If you’re dubbing content for OTT platforms, micro-drama apps, production houses, or creators, you need a workflow that is:
- Repeatable across episodes,
- Stable across seasons,
- Predictable in timelines,
- And reliable in platform deliverables.
This guide explains the full dubbing process step-by-step—from intake to final delivery—plus the checklists that prevent rework, delays, and rejections.
Quick Answer
A professional dubbing workflow for OTT-ready delivery follows this order:
- Intake + specs (inputs, versions, deliverables, naming)
- Translation + adaptation (meaning + timing + native tone)
- Casting + direction plan (voice consistency and performance)
- Recording (controlled workflow + line tracking)
- Dialogue edit + sync pass (timing, pacing, cleanup)
- Mixing + mastering (clarity + loudness + spec compliance)
- QC + fixes (audio, sync, translation, delivery hygiene)
- Packaging + delivery (folders, naming, version logs)
When this pipeline is followed consistently, dubbing becomes scalable and predictable.
Inputs Needed Before You Start
You can’t run a clean dubbing pipeline if inputs are incomplete. At minimum you need:
Required Inputs (Minimum)
- Picture (final or versioned cut with change log)
- Original audio mix (reference)
- Script/transcript/dialogue list per episode
- Character list + relationships
- Target languages (priority order)
- Delivery specs (audio format, sample rate, channels, loudness targets)

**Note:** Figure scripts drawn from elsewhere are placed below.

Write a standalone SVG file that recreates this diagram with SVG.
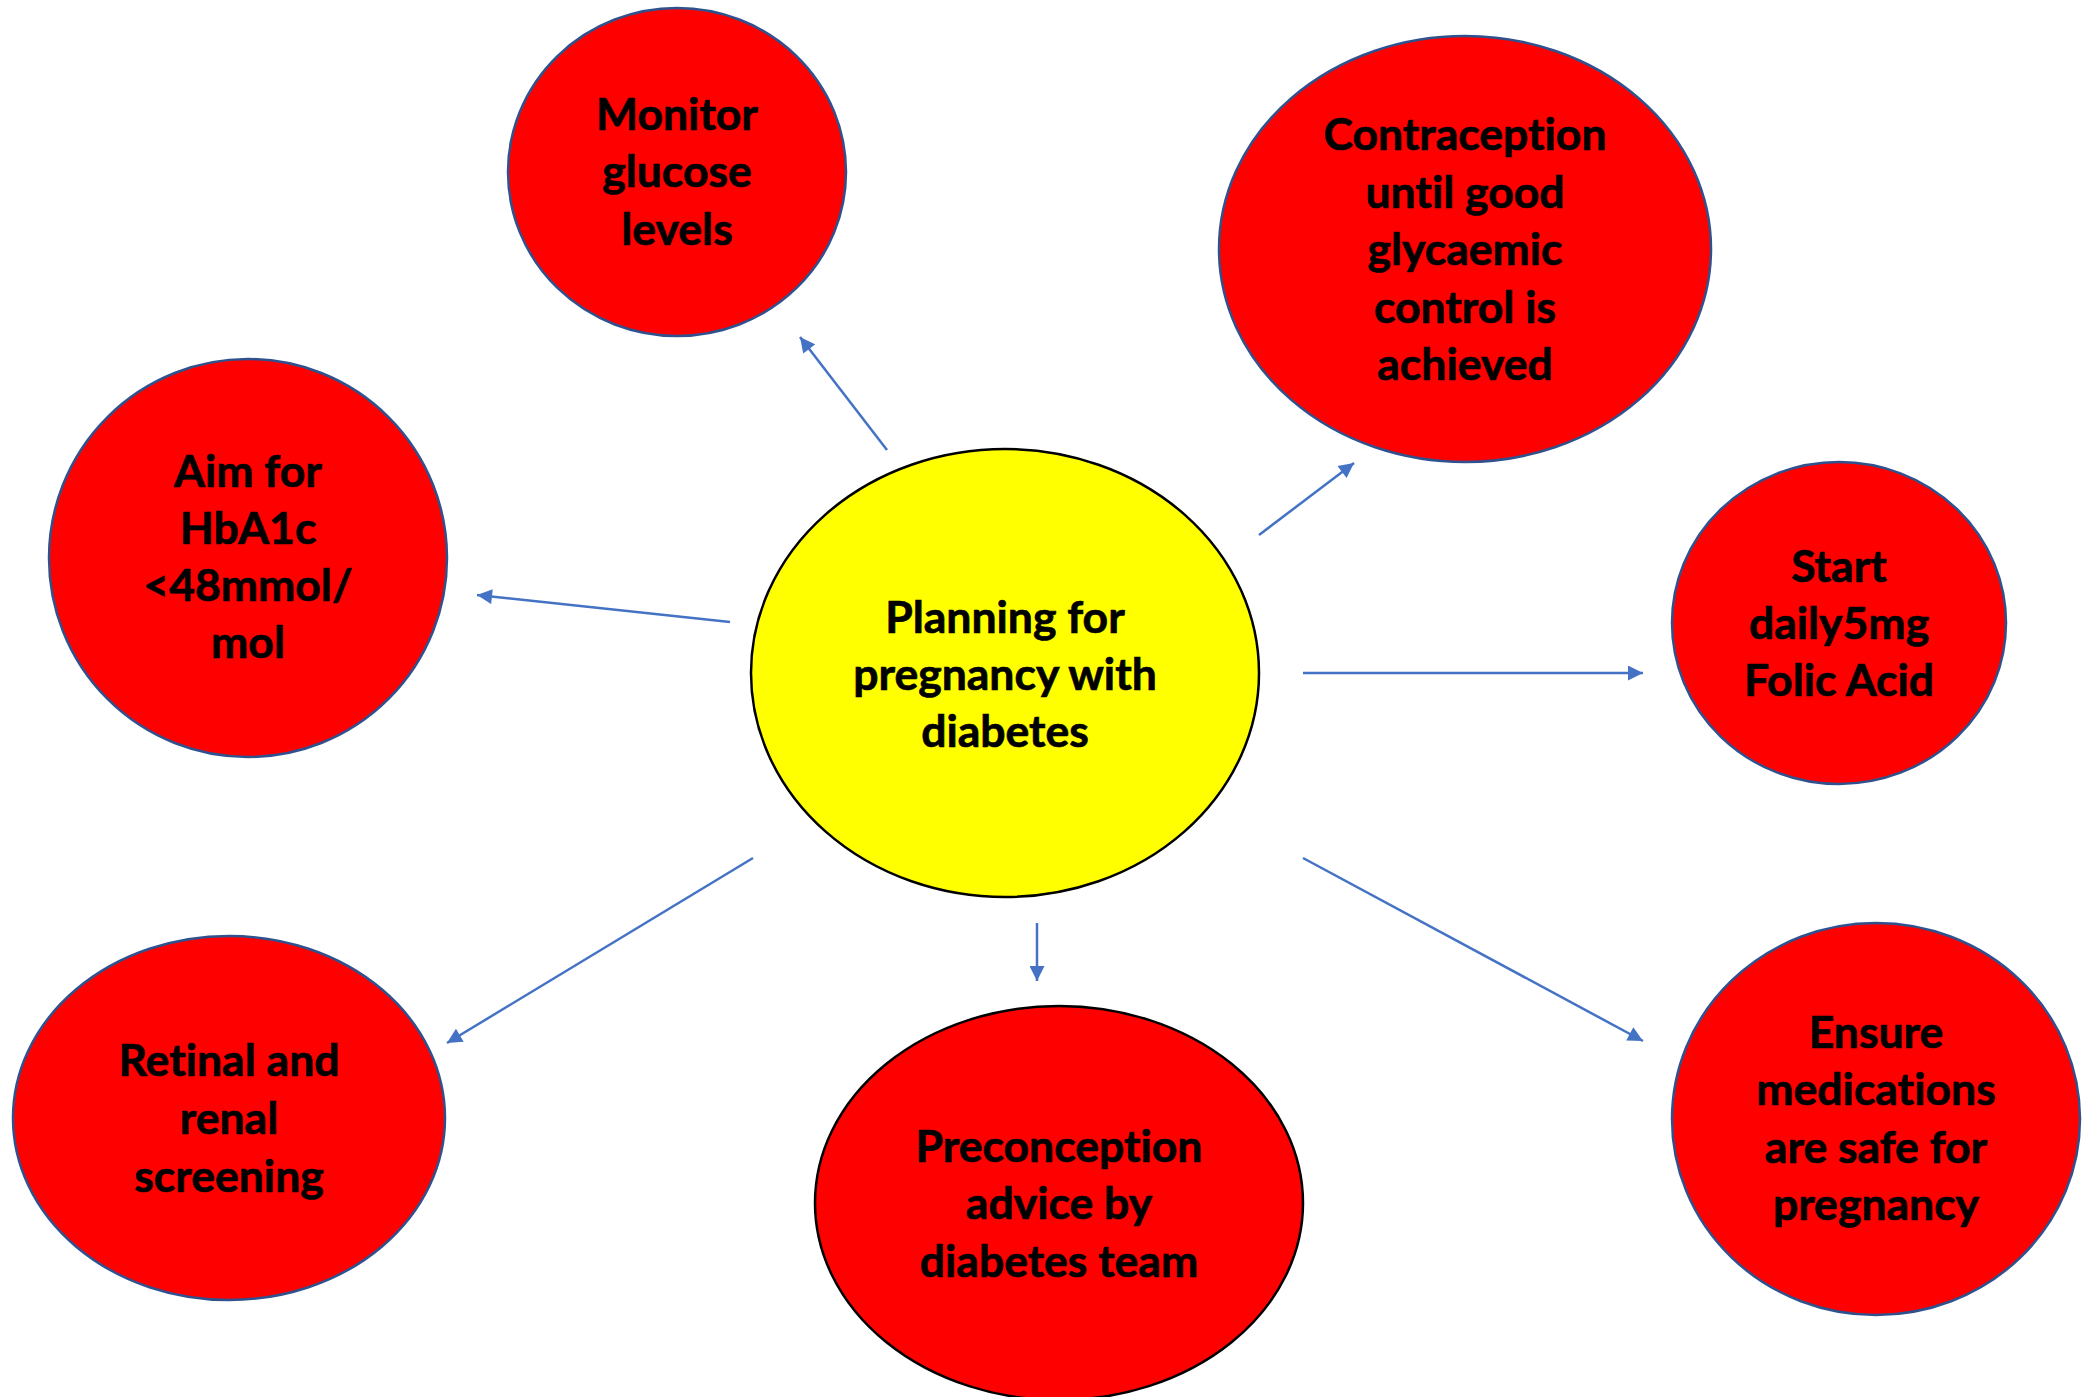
<svg xmlns="http://www.w3.org/2000/svg" width="2085" height="1397" viewBox="0 0 2085 1397">
  <style>
    .red { fill: #FF0000; stroke: #2F528F; stroke-width: 2.5; }
    .redk { fill: #FF0000; stroke: #000000; stroke-width: 2.5; }
    .yellow { fill: #FFFF00; stroke: #000000; stroke-width: 2.5; }
    .lbl { font-family: Lato, "Open Sans", "Liberation Sans", sans-serif; font-weight: bold; font-size: 44.5px; fill: #000000; stroke: #000000; stroke-width: 0.7; text-anchor: middle; font-variant-ligatures: none; }
    .conn line { stroke: #4472C4; stroke-width: 2.5; fill: none; }
  </style>
  <defs>
    <marker id="arr" viewBox="0 0 10 10" refX="10" refY="5" markerWidth="17" markerHeight="15" markerUnits="userSpaceOnUse" orient="auto">
      <path d="M0,0 L10,5 L0,10 z" fill="#4472C4"/>
    </marker>
  </defs>
  <rect width="2085" height="1397" fill="#FFFFFF"/>

  <g id="connectors" class="conn">
    <line x1="887" y1="450" x2="800" y2="337" marker-end="url(#arr)"/>
    <line x1="1259" y1="535" x2="1354" y2="463" marker-end="url(#arr)"/>
    <line x1="730" y1="622" x2="477" y2="595" marker-end="url(#arr)"/>
    <line x1="1303" y1="673" x2="1643" y2="673" marker-end="url(#arr)"/>
    <line x1="753" y1="858" x2="447" y2="1043" marker-end="url(#arr)"/>
    <line x1="1037" y1="923" x2="1037" y2="981" marker-end="url(#arr)"/>
    <line x1="1303" y1="858" x2="1643" y2="1041" marker-end="url(#arr)"/>
  </g>

  <g id="node-monitor">
    <ellipse class="red" cx="677" cy="172" rx="169" ry="164"/>
    <text class="lbl" x="677" y="130">Monitor</text>
    <text class="lbl" x="677" y="187">glucose</text>
    <text class="lbl" x="677" y="245">levels</text>
  </g>

  <g id="node-contraception">
    <ellipse class="red" cx="1465" cy="249" rx="246" ry="213"/>
    <text class="lbl" x="1465" y="150">Contraception</text>
    <text class="lbl" x="1465" y="208">until good</text>
    <text class="lbl" x="1465" y="265">glycaemic</text>
    <text class="lbl" x="1465" y="323">control is</text>
    <text class="lbl" x="1465" y="380">achieved</text>
  </g>

  <g id="node-aim">
    <ellipse class="red" cx="248" cy="558" rx="199" ry="199"/>
    <text class="lbl" x="248" y="487">Aim for</text>
    <text class="lbl" x="248" y="544">HbA1c</text>
    <text class="lbl" x="248" y="601">&lt;48mmol/</text>
    <text class="lbl" x="248" y="658">mol</text>
  </g>

  <g id="node-center">
    <ellipse class="yellow" cx="1005" cy="673" rx="254" ry="224"/>
    <text class="lbl" x="1005" y="633">Planning for</text>
    <text class="lbl" x="1005" y="690">pregnancy with</text>
    <text class="lbl" x="1005" y="747">diabetes</text>
  </g>

  <g id="node-start">
    <ellipse class="red" cx="1839" cy="623" rx="167" ry="161"/>
    <text class="lbl" x="1839" y="582">Start</text>
    <text class="lbl" x="1839" y="639">daily5mg</text>
    <text class="lbl" x="1839" y="696">Folic Acid</text>
  </g>

  <g id="node-retinal">
    <ellipse class="red" cx="229" cy="1118" rx="216" ry="182"/>
    <text class="lbl" x="229" y="1076">Retinal and</text>
    <text class="lbl" x="229" y="1134">renal</text>
    <text class="lbl" x="229" y="1192">screening</text>
  </g>

  <g id="node-preconception">
    <ellipse class="redk" cx="1059" cy="1203" rx="244" ry="197"/>
    <text class="lbl" x="1059" y="1162">Preconception</text>
    <text class="lbl" x="1059" y="1219">advice by</text>
    <text class="lbl" x="1059" y="1277">diabetes team</text>
  </g>

  <g id="node-ensure">
    <ellipse class="red" cx="1876" cy="1119" rx="204" ry="196"/>
    <text class="lbl" x="1876" y="1048">Ensure</text>
    <text class="lbl" x="1876" y="1105">medications</text>
    <text class="lbl" x="1876" y="1163">are safe for</text>
    <text class="lbl" x="1876" y="1220">pregnancy</text>
  </g>
</svg>
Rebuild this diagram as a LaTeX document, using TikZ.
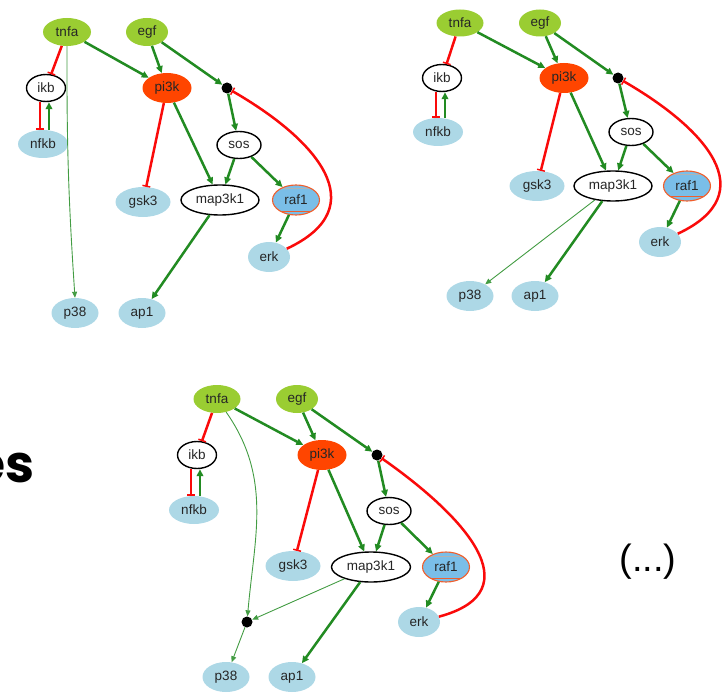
\documentclass[tikz,border=0pt]{standalone}
\usepackage{fontspec}
\setmainfont{Liberation Sans}
\newfontfamily\popfont{Poppins}
\usetikzlibrary{shapes.geometric,arrows.meta}
\definecolor{ygreen}{RGB}{154,205,50}
\definecolor{lblue}{RGB}{173,216,230}
\definecolor{pired}{RGB}{255,69,0}
\definecolor{egreen}{RGB}{34,139,34}
\definecolor{ired}{RGB}{250,10,10}
\definecolor{rafblue}{RGB}{122,190,232}
\definecolor{rafor}{RGB}{240,95,45}
\begin{document}
\begin{tikzpicture}[x=1pt,y=1pt,
 nd/.style={ellipse,inner sep=0pt,font=\fontsize{13.5}{15}\selectfont,text=black!85},
 gr/.style={nd,fill=ygreen},
 lb/.style={nd,fill=lblue},
 wh/.style={nd,draw=black,line width=1.4pt,fill=white},
 pk/.style={nd,fill=pired},
 rf/.style={nd,fill=rafblue,draw=rafor,line width=1.1pt,
   path picture={
     \draw[gray!60,line width=1pt] ([yshift=-4pt]path picture bounding box.north west) -- ([yshift=-4pt]path picture bounding box.north east);
     \draw[rafor,line width=1pt] ([yshift=4pt]path picture bounding box.south west) -- ([yshift=4pt]path picture bounding box.south east);}},
 jn/.style={circle,fill=black,inner sep=0pt,minimum size=11pt},
 sz/.style 2 args={minimum width=#1pt,minimum height=#2pt},
 act/.style={draw=egreen,line width=2.5pt,-{Triangle[length=7pt,width=6.5pt]}},
 tact/.style={draw=egreen!85!white,line width=0.9pt,-{Triangle[length=6pt,width=5pt]}},
 inh/.style={draw=ired,line width=2.5pt,-{Bar[width=8pt,line width=1.5pt]}},
]
\useasboundingbox (0,0) rectangle (725,-695);

% ---------- graph 1 ----------
\node[gr,sz={48}{28}] (a-tnfa) at (67,-32) {tnfa};
\node[gr,sz={42}{28}] (a-egf) at (147,-32) {egf};
\node[wh,sz={39}{27}] (a-ikb) at (46,-88) {ikb};
\node[lb,sz={50}{28}] (a-nfkb) at (43,-144) {nfkb};
\node[pk,sz={49}{30}] (a-pi3k) at (167,-88) {pi3k};
\node[jn] (a-dot) at (227,-88) {};
\node[wh,sz={44}{27}] (a-sos) at (239,-145) {sos};
\node[lb,sz={55}{30}] (a-gsk3) at (143,-202) {gsk3};
\node[wh,sz={78}{30}] (a-map) at (220,-200) {map3k1};
\node[rf,sz={47}{30}] (a-raf1) at (296,-200) {raf1};
\node[lb,sz={42}{30}] (a-erk) at (269,-257) {erk};
\node[lb,sz={47}{30}] (a-p38) at (75,-313) {p38};
\node[lb,sz={47}{30}] (a-ap1) at (142,-313) {ap1};

\draw[inh] (a-tnfa) -- (a-ikb);
\draw[act] (a-tnfa) -- (a-pi3k);
\draw[tact] (a-tnfa.south) to[bend right=2] (a-p38.north);
\draw[act] (a-egf) -- (a-pi3k);
\draw[act] (a-egf) -- (a-dot);
\draw[act] (a-dot) -- (a-sos);
\draw[inh] ([xshift=-6pt]a-ikb.south) -- ([xshift=-6pt]a-ikb.south |- a-nfkb.north);
\draw[act] ([xshift=3pt]a-ikb.south |- a-nfkb.north) -- ([xshift=3pt]a-ikb.south);
\draw[inh] (a-pi3k) -- (a-gsk3);
\draw[act] (a-pi3k) -- (a-map);
\draw[act] (a-sos) -- (a-map);
\draw[act] (a-sos) -- (a-raf1);
\draw[act] (a-raf1) -- (a-erk);
\draw[act] (a-map) -- (a-ap1);
\draw[inh] (a-erk) to[out=25,in=-30,looseness=1.5] (a-dot);

% ---------- graph 2 ----------
\node[gr,sz={47}{27}] (b-tnfa) at (460,-23) {tnfa};
\node[gr,sz={42}{27}] (b-egf) at (540,-23) {egf};
\node[wh,sz={39}{27}] (b-ikb) at (442,-78) {ikb};
\node[lb,sz={50}{28}] (b-nfkb) at (438,-132) {nfkb};
\node[pk,sz={49}{30}] (b-pi3k) at (564,-78) {pi3k};
\node[jn] (b-dot) at (618,-78) {};
\node[wh,sz={44}{27}] (b-sos) at (631,-132) {sos};
\node[lb,sz={55}{30}] (b-gsk3) at (537,-186) {gsk3};
\node[wh,sz={78}{30}] (b-map) at (613,-186) {map3k1};
\node[rf,sz={47}{30}] (b-raf1) at (687,-186) {raf1};
\node[lb,sz={42}{30}] (b-erk) at (660,-242) {erk};
\node[lb,sz={47}{30}] (b-p38) at (470,-296) {p38};
\node[lb,sz={47}{30}] (b-ap1) at (535,-296) {ap1};

\draw[inh] (b-tnfa) -- (b-ikb);
\draw[act] (b-tnfa) -- (b-pi3k);
\draw[act] (b-egf) -- (b-pi3k);
\draw[act] (b-egf) -- (b-dot);
\draw[act] (b-dot) -- (b-sos);
\draw[inh] ([xshift=-6pt]b-ikb.south) -- ([xshift=-6pt]b-ikb.south |- b-nfkb.north);
\draw[act] ([xshift=3pt]b-ikb.south |- b-nfkb.north) -- ([xshift=3pt]b-ikb.south);
\draw[inh] (b-pi3k) -- (b-gsk3);
\draw[act] (b-pi3k) -- (b-map);
\draw[act] (b-sos) -- (b-map);
\draw[act] (b-sos) -- (b-raf1);
\draw[act] (b-raf1) -- (b-erk);
\draw[act] (b-map) -- (b-ap1);
\draw[tact] (b-map) -- (b-p38);
\draw[inh] (b-erk) to[out=25,in=-30,looseness=1.5] (b-dot);

% ---------- graph 3 ----------
\node[gr,sz={47}{28}] (c-tnfa) at (217,-399) {tnfa};
\node[gr,sz={42}{28}] (c-egf) at (297,-399) {egf};
\node[wh,sz={39}{27}] (c-ikb) at (197,-455) {ikb};
\node[lb,sz={50}{28}] (c-nfkb) at (194,-510) {nfkb};
\node[pk,sz={49}{30}] (c-pi3k) at (322,-455) {pi3k};
\node[jn] (c-dot) at (377,-455) {};
\node[wh,sz={44}{27}] (c-sos) at (389,-511) {sos};
\node[lb,sz={55}{30}] (c-gsk3) at (293,-566) {gsk3};
\node[wh,sz={79}{30}] (c-map) at (371,-567) {map3k1};
\node[rf,sz={47}{30}] (c-raf1) at (446,-567) {raf1};
\node[lb,sz={42}{30}] (c-erk) at (419,-622) {erk};
\node[jn] (c-dot2) at (247,-622) {};
\node[lb,sz={47}{30}] (c-p38) at (226,-677) {p38};
\node[lb,sz={47}{30}] (c-ap1) at (292,-677) {ap1};

\draw[inh] (c-tnfa) -- (c-ikb);
\draw[act] (c-tnfa) -- (c-pi3k);
\draw[tact] (c-tnfa) to[out=-55,in=85] (c-dot2);
\draw[act] (c-egf) -- (c-pi3k);
\draw[act] (c-egf) -- (c-dot);
\draw[act] (c-dot) -- (c-sos);
\draw[inh] ([xshift=-6pt]c-ikb.south) -- ([xshift=-6pt]c-ikb.south |- c-nfkb.north);
\draw[act] ([xshift=3pt]c-ikb.south |- c-nfkb.north) -- ([xshift=3pt]c-ikb.south);
\draw[inh] (c-pi3k) -- (c-gsk3);
\draw[act] (c-pi3k) -- (c-map);
\draw[act] (c-sos) -- (c-map);
\draw[act] (c-sos) -- (c-raf1);
\draw[act] (c-raf1) -- (c-erk);
\draw[act] (c-map) -- (c-ap1);
\draw[tact] (c-map) -- (c-dot2);
\draw[tact] (c-dot2) -- (c-p38);
\draw[inh] (c-erk) to[out=15,in=-35,looseness=1.5] (c-dot);

% ---------- texts ----------
\node[anchor=base east,inner sep=0pt,font=\popfont\bfseries\fontsize{52}{58}\selectfont] (es) at (35,-482) {es};
\node[anchor=center,inner sep=0pt,font=\fontsize{38}{44}\selectfont] (dots) at (648,-562) {(...)};
\end{tikzpicture}
\end{document}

- Style guide requirements (tone, slang rules, honorific rules, censorship rules if any)
Strongly Recommended Inputs (Reduce Rework)
- M&E track (music & effects without dialogue)
- Stems (D/M/E stems where available)
- Pronunciation glossary (names, brands, places)
- Subtitle files (if available)
- Spotting list / timecoded dialogue sheet (if available)
Why this matters: late changes are the #1 reason dubbing projects overshoot timelines. Version control and clean inputs are the difference between “production” and “chaos.”
Step 1: Project Setup + Version Control
This is where professional vendors differ from “freelancer-style” operations.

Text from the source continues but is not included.